Copy out exactly the lines from the first line of the material below through the line containing "Chart.register(...registerables);", and nothing beyond them.

▬▬▬▬▬▬▬▬▬▬

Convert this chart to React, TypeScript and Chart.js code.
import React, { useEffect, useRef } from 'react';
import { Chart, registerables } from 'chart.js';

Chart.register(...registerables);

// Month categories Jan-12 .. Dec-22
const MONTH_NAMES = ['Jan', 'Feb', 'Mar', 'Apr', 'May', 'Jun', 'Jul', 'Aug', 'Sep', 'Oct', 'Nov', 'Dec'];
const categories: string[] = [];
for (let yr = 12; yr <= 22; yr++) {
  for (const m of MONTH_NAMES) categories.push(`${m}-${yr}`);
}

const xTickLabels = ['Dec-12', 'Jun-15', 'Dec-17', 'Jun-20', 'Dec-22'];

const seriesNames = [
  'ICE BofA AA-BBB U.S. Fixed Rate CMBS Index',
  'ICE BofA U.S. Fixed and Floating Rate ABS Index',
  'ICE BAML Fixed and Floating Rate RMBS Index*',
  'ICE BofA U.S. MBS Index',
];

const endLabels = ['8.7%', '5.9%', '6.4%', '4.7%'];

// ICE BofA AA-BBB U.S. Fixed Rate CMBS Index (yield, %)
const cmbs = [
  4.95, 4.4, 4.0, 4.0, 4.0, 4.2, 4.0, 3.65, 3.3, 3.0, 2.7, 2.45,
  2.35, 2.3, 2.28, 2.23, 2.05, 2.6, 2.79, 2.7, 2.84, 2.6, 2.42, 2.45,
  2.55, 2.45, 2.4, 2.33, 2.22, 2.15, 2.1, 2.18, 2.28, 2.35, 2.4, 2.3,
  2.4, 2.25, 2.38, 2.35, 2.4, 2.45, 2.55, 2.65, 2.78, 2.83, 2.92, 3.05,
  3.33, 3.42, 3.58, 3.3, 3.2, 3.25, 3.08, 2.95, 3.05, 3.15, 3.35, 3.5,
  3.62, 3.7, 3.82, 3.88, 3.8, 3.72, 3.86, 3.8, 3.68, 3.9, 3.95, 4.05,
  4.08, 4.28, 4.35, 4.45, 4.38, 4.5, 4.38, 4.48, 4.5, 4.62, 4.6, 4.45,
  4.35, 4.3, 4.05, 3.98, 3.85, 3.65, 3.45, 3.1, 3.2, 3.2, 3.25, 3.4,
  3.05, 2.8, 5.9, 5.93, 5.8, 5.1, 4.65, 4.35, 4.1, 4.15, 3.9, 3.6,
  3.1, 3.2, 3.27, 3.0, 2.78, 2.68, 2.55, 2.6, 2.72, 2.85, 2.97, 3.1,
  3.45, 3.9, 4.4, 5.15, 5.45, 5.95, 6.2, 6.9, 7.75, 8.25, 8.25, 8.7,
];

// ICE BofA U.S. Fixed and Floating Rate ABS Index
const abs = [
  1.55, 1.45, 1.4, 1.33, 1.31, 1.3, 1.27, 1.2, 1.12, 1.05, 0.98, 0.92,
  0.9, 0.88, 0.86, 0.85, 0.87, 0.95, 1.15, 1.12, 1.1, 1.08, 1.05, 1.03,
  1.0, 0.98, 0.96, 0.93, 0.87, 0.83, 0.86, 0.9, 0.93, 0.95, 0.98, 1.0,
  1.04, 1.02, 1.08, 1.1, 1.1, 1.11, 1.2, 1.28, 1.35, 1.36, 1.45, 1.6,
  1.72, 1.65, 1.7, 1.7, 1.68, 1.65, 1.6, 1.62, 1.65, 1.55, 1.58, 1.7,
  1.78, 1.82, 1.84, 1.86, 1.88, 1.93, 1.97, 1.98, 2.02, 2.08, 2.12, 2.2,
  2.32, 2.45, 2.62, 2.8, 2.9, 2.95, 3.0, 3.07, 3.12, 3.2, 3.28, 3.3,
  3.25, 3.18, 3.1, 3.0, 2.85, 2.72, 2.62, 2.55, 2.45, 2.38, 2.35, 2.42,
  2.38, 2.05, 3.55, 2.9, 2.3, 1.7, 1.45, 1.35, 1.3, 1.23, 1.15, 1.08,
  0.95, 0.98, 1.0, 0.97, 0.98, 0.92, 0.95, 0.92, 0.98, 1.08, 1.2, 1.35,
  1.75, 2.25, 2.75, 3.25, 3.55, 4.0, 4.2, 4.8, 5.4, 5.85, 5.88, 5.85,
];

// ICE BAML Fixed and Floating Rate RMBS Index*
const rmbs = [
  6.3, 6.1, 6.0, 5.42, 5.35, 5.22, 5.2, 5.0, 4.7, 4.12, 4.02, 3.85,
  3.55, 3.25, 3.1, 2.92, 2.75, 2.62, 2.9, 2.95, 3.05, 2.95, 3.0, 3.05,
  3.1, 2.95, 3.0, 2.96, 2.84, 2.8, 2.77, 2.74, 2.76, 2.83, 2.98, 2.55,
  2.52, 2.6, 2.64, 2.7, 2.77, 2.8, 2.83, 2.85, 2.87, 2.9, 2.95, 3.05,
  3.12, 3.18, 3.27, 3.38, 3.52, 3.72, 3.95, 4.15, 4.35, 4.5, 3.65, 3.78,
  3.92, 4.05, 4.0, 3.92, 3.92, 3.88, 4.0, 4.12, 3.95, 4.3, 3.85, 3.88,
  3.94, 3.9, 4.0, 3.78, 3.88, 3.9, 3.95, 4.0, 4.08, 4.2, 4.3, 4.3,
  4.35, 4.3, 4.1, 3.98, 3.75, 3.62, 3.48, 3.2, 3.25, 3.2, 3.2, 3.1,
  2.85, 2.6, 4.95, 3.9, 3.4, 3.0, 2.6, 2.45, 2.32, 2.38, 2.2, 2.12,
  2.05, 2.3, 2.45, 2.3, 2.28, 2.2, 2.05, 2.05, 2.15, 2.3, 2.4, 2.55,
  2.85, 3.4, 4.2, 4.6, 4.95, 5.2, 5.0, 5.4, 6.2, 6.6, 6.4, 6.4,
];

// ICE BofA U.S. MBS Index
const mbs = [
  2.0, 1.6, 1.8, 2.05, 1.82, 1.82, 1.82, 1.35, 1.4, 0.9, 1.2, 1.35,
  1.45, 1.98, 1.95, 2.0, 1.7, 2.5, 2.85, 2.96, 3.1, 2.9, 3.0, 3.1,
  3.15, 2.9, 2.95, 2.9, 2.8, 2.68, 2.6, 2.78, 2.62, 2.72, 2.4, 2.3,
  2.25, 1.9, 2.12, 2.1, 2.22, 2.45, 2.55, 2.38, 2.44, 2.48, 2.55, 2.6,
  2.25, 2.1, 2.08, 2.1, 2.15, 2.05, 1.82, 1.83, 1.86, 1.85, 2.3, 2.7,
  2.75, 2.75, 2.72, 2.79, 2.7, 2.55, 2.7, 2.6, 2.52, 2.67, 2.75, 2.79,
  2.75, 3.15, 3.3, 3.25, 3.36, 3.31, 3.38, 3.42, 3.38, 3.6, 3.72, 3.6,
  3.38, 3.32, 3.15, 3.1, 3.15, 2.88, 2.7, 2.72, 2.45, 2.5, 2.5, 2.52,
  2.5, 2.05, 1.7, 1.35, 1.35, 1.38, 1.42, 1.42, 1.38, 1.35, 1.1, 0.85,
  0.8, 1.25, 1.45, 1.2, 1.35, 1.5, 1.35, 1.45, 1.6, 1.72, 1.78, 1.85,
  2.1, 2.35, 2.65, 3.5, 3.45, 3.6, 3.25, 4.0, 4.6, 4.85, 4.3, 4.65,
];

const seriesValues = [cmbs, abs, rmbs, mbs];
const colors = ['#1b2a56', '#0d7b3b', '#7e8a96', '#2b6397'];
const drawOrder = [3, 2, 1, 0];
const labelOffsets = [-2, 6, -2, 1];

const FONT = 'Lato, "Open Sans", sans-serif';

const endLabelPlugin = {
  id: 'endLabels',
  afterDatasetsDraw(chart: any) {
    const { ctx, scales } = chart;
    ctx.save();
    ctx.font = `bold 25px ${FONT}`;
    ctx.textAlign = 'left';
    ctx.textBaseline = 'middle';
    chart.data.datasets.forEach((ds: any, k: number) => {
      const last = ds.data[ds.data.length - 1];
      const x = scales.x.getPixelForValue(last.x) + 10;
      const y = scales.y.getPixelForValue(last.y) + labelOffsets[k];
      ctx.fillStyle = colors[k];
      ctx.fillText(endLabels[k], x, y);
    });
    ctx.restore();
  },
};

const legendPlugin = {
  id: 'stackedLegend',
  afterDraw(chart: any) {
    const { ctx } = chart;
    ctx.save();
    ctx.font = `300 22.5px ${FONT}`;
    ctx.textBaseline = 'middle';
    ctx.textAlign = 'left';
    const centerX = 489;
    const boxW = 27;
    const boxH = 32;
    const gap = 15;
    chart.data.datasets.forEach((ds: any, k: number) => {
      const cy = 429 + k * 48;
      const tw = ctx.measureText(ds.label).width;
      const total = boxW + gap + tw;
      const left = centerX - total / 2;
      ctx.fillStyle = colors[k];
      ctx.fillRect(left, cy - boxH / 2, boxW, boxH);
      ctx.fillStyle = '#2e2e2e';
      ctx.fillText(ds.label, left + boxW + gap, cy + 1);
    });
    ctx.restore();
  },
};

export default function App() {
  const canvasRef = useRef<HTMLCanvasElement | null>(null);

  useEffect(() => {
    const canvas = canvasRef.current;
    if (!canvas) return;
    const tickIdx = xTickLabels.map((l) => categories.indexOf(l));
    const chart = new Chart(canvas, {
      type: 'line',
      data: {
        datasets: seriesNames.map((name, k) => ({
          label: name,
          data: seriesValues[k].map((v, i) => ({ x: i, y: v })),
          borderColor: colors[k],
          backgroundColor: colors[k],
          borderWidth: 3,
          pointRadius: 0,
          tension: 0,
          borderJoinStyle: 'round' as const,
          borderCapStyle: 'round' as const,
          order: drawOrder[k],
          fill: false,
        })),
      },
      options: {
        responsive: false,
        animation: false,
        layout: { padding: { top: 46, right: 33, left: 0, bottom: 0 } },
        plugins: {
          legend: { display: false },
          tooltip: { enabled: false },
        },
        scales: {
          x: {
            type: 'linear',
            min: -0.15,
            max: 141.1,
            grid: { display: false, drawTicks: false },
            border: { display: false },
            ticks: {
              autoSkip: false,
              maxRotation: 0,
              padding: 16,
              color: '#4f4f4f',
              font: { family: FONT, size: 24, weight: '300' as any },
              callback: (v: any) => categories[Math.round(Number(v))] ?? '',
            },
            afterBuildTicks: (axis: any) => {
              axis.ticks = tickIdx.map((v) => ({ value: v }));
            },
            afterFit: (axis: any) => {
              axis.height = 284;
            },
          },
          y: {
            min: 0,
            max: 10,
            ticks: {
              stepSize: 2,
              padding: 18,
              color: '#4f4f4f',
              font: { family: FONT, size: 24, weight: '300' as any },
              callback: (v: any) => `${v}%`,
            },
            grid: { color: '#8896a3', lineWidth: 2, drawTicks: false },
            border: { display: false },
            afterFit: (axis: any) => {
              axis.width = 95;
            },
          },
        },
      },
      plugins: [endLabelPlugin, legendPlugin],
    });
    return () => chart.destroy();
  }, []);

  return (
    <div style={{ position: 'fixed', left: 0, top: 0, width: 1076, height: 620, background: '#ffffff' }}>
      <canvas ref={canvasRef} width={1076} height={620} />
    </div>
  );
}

▬▬▬▬▬▬▬▬▬▬

**TASK ANSWER**
Convert this chart to React, TypeScript and Chart.js code.
import React, { useEffect, useRef } from 'react';
import { Chart, registerables } from 'chart.js';

Chart.register(...registerables);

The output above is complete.